Supplied data |
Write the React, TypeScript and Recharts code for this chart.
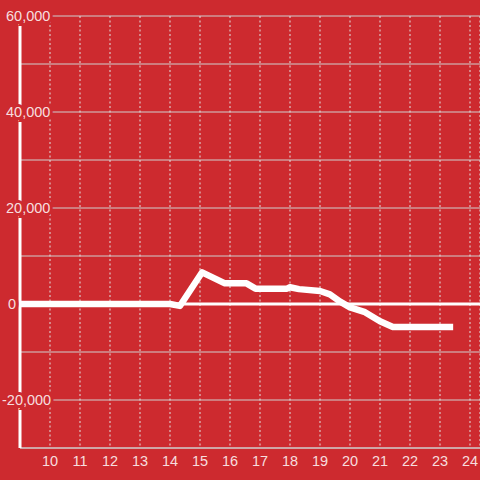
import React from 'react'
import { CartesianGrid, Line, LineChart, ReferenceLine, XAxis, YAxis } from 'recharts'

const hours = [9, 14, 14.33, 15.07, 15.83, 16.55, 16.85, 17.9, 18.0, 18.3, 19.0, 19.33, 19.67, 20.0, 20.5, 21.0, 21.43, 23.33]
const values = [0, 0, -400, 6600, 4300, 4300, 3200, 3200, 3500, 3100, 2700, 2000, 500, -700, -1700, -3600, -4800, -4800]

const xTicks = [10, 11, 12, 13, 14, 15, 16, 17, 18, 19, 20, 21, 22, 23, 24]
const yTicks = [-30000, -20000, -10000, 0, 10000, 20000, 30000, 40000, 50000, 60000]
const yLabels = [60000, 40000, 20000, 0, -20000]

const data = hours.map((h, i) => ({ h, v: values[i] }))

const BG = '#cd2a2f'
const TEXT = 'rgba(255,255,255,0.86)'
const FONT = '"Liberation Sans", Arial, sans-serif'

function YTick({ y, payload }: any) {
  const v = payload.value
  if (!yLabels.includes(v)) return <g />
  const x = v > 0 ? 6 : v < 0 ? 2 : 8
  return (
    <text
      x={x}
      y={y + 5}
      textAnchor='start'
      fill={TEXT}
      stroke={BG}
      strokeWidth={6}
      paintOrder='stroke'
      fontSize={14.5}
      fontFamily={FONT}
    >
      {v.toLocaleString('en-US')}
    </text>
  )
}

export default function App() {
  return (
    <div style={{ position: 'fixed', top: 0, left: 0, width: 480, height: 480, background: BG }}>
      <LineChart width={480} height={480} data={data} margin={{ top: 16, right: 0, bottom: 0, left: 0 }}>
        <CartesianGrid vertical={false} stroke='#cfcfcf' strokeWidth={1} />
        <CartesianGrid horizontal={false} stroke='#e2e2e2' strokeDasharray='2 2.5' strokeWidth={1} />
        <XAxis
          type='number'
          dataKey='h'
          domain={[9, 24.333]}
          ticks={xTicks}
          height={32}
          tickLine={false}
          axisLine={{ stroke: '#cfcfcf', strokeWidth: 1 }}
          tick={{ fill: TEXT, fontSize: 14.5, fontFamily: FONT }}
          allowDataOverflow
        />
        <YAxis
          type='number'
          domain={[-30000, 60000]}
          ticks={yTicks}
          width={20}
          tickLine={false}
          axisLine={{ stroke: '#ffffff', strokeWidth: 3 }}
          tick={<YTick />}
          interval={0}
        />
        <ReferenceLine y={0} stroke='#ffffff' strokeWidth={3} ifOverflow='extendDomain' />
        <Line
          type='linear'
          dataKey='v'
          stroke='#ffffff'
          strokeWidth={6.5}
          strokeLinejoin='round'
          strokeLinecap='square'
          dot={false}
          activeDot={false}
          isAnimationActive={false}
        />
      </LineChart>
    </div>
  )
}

Exercise objective | Return each line exactly as written. Any picture gets left out.

Result of the exercise |
Write the React, TypeScript and Recharts code for this chart.
import React from 'react'
import { CartesianGrid, Line, LineChart, ReferenceLine, XAxis, YAxis } from 'recharts'

const hours = [9, 14, 14.33, 15.07, 15.83, 16.55, 16.85, 17.9, 18.0, 18.3, 19.0, 19.33, 19.67, 20.0, 20.5, 21.0, 21.43, 23.33]
const values = [0, 0, -400, 6600, 4300, 4300, 3200, 3200, 3500, 3100, 2700, 2000, 500, -700, -1700, -3600, -4800, -4800]

const xTicks = [10, 11, 12, 13, 14, 15, 16, 17, 18, 19, 20, 21, 22, 23, 24]
const yTicks = [-30000, -20000, -10000, 0, 10000, 20000, 30000, 40000, 50000, 60000]
const yLabels = [60000, 40000, 20000, 0, -20000]

const data = hours.map((h, i) => ({ h, v: values[i] }))

const BG = '#cd2a2f'
const TEXT = 'rgba(255,255,255,0.86)'
const FONT = '"Liberation Sans", Arial, sans-serif'

function YTick({ y, payload }: any) {
  const v = payload.value
  if (!yLabels.includes(v)) return <g />
  const x = v > 0 ? 6 : v < 0 ? 2 : 8
  return (
    <text
      x={x}
      y={y + 5}
      textAnchor='start'
      fill={TEXT}
      stroke={BG}
      strokeWidth={6}
      paintOrder='stroke'
      fontSize={14.5}
      fontFamily={FONT}
    >
      {v.toLocaleString('en-US')}
    </text>
  )
}

export default function App() {
  return (
    <div style={{ position: 'fixed', top: 0, left: 0, width: 480, height: 480, background: BG }}>
      <LineChart width={480} height={480} data={data} margin={{ top: 16, right: 0, bottom: 0, left: 0 }}>
        <CartesianGrid vertical={false} stroke='#cfcfcf' strokeWidth={1} />
        <CartesianGrid horizontal={false} stroke='#e2e2e2' strokeDasharray='2 2.5' strokeWidth={1} />
        <XAxis
          type='number'
          dataKey='h'
          domain={[9, 24.333]}
          ticks={xTicks}
          height={32}
          tickLine={false}
          axisLine={{ stroke: '#cfcfcf', strokeWidth: 1 }}
          tick={{ fill: TEXT, fontSize: 14.5, fontFamily: FONT }}
          allowDataOverflow
        />
        <YAxis
          type='number'
          domain={[-30000, 60000]}
          ticks={yTicks}
          width={20}
          tickLine={false}
          axisLine={{ stroke: '#ffffff', strokeWidth: 3 }}
          tick={<YTick />}
          interval={0}
        />
        <ReferenceLine y={0} stroke='#ffffff' strokeWidth={3} ifOverflow='extendDomain' />
        <Line
          type='linear'
          dataKey='v'
          stroke='#ffffff'
          strokeWidth={6.5}
          strokeLinejoin='round'
          strokeLinecap='square'
          dot={false}
          activeDot={false}
          isAnimationActive={false}
        />
      </LineChart>
    </div>
  )
}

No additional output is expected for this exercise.